After a relentlessly long bus ride into the city, we met up with Fiza at Ventana 244 for the opening of Glenn Goldberg’s exhibition The Sunroom.  Her hair was longer than I've ever seen it. She was wearing slim black pants, Caterpillar boots, and a grey and black flannel button-down. Her khaki windbreaker was peppered with gesso and work. This is also what I remember her wearing when we met two years ago.

 

It's always exciting to see old friends. We went out for drinks and a round of pool that night. It was a long game. We're not very good at pool, but it was fun. Then she took us back to the room she's renting above a small community space in Brooklyn. On Sundays you can hear music from the church services they have downstairs.
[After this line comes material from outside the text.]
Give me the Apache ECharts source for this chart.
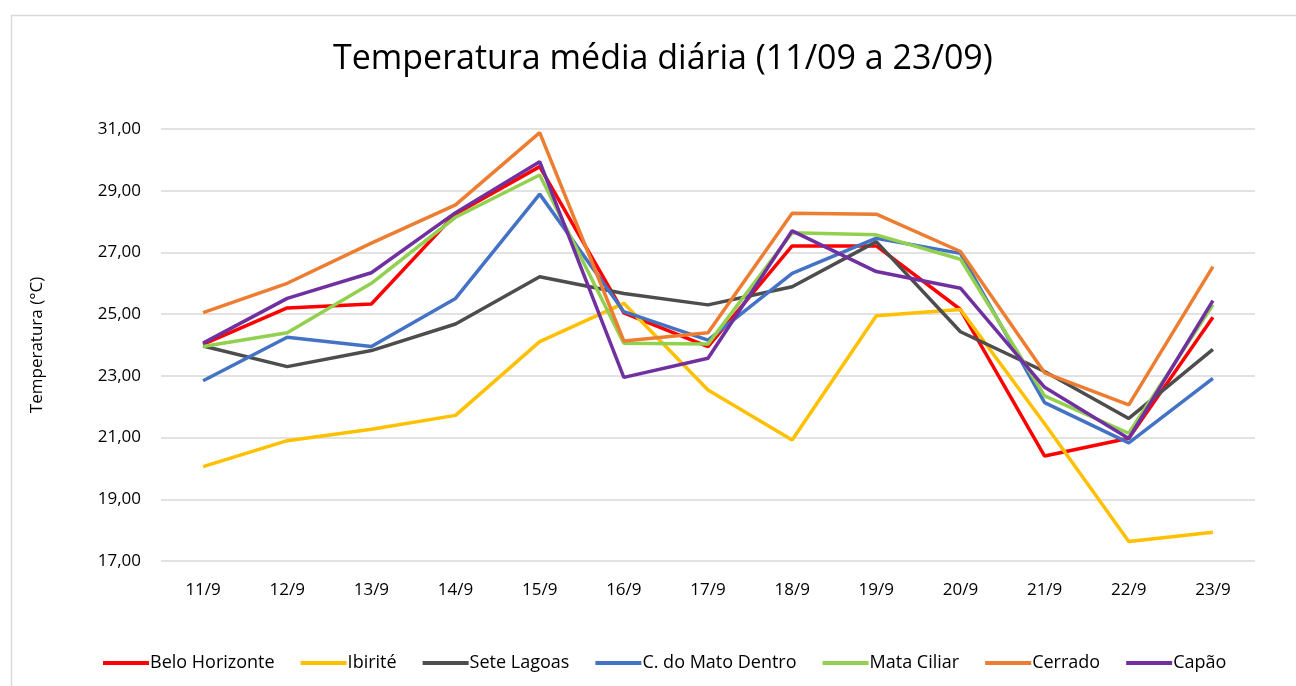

The rest of the week there's a roostering construction crew crowing outside her window.

 

Fiza’s working on large graphite drawings of broccoli, and other foods, but mostly broccoli. On one of the three walls in her studio, she has written down “broccoli is passive aggressive.” She says she imagines people going to a party and being exclusively served broccoli as though it were a feast. The thought is entertaining enough. The drawings themselve are on the edge of being abstracted by the viewer’s tendency to read other similar imagery of foliage.

 

In the mornings she would make us a simple but tasty scramble, with the option of an oddly fitting Inglehoffer Sriracha mustard. You could probably put that shit on anything and it would taste good. Good call Fiza. She served this with a seedy bread toasted in a pan on the stove. She also steeped a milky spiced black tea called Danedar. Fiza claims this is one of only two types of tea that one should drink; "anything else would be a waste."


Fiza's generosity extended even further, and this is saying a great deal given these meals she prepared for us everyday. She opened her studio for the pop-up Homebodies Brooklyn, and the show had a great turnout. I think we sold five Giniewskis that night. She also invited us to set up shop in her studio to make some artwork in the days following.  Fiza was a lovely host.